Government okays adding Jews killed in terror, antisemitic attacks outside Israel to Memorial Day commemorations

Cnaan Lidor is The Times of Israel's Jewish World reporter

The government has adopted a plan for commemorating Diaspora Jews who were killed in antisemitic attacks and terror attacks around the world, says the World Zionist Organization, which has worked on promoting the idea.

The plan, designed by the Ruderman Family Foundation, is based on a list of recommendations drawn up by a panel of experts in 2023 on how to commemorate Jews who “lost their lives due to their Jewishness in hostile acts on an antisemitic background in the Diaspora,” as stated in the list.

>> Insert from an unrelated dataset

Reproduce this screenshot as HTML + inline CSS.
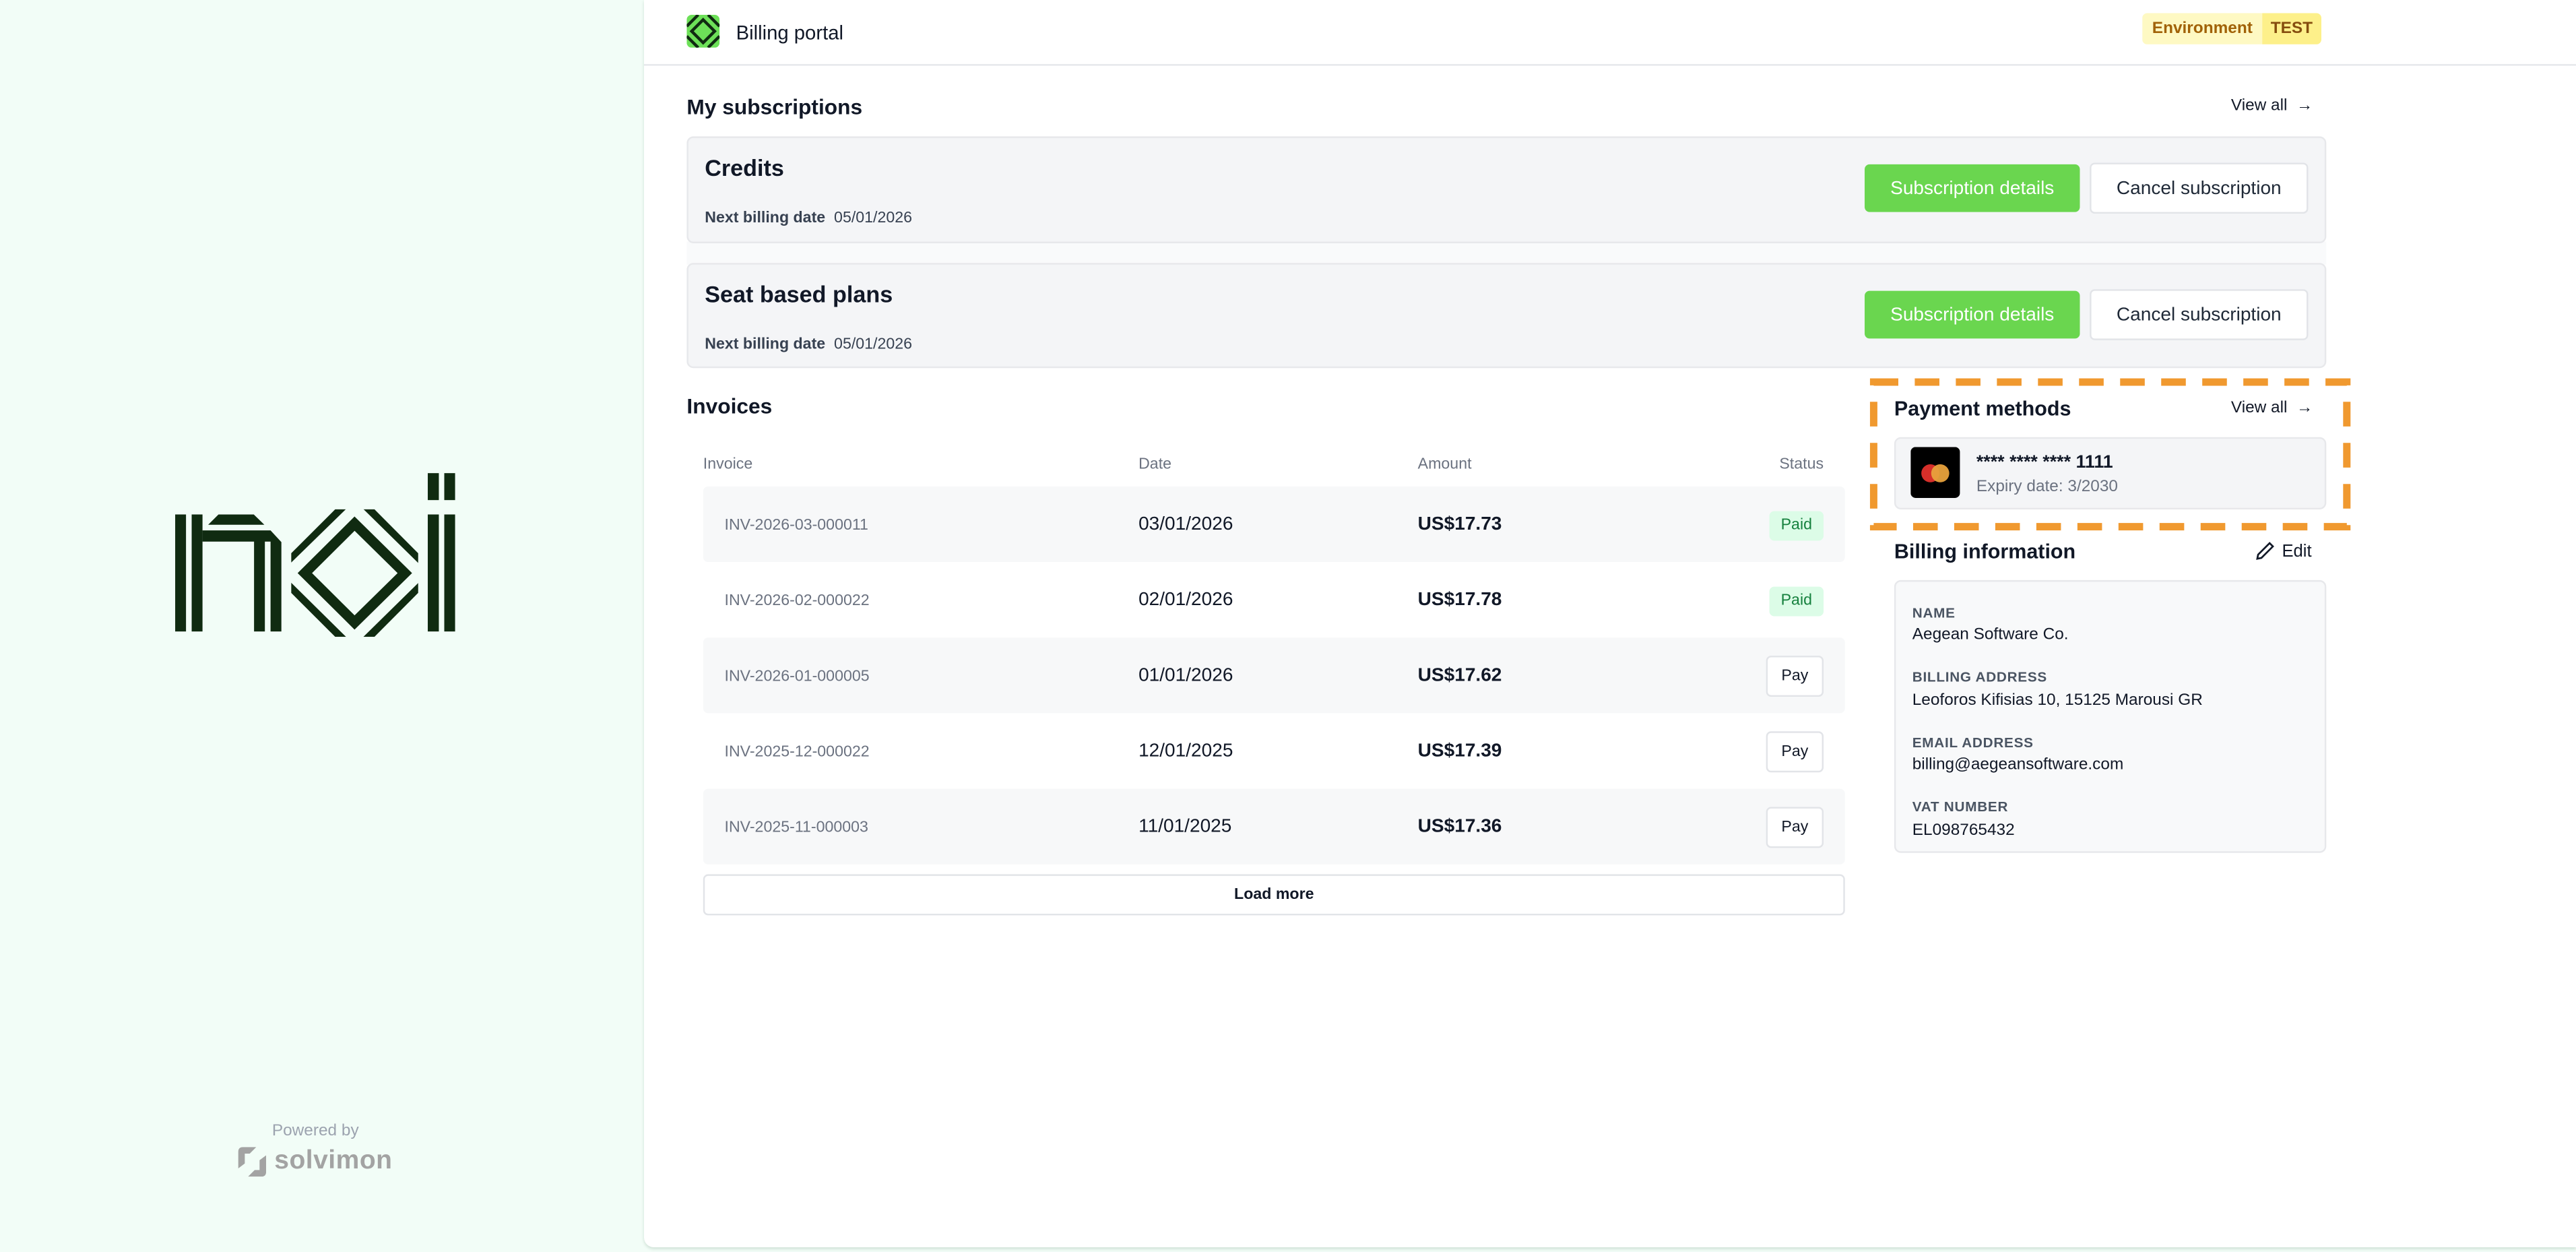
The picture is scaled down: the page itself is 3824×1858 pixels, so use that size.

The recommendations include building a state monument to the victims of such attacks and compiling a database with all the victims’ names and information about them and the circumstances of their death.

References to the slaying of Diaspora Jews in antisemitic attacks will be added to Israel’s Memorial Day, which will also function as the memorial day for that group of victims. The office of Diaspora Affairs and Combating Antisemitism Minister Amichai Chikli is to head the implementation of the changes.

“This is a courageous government decision that strengthens the bond of shared destiny between Israel and the Jewish world, which has become more evident than ever since October 7,” says Shira Ruderman, executive director of the Ruderman Family Foundation, in a statement.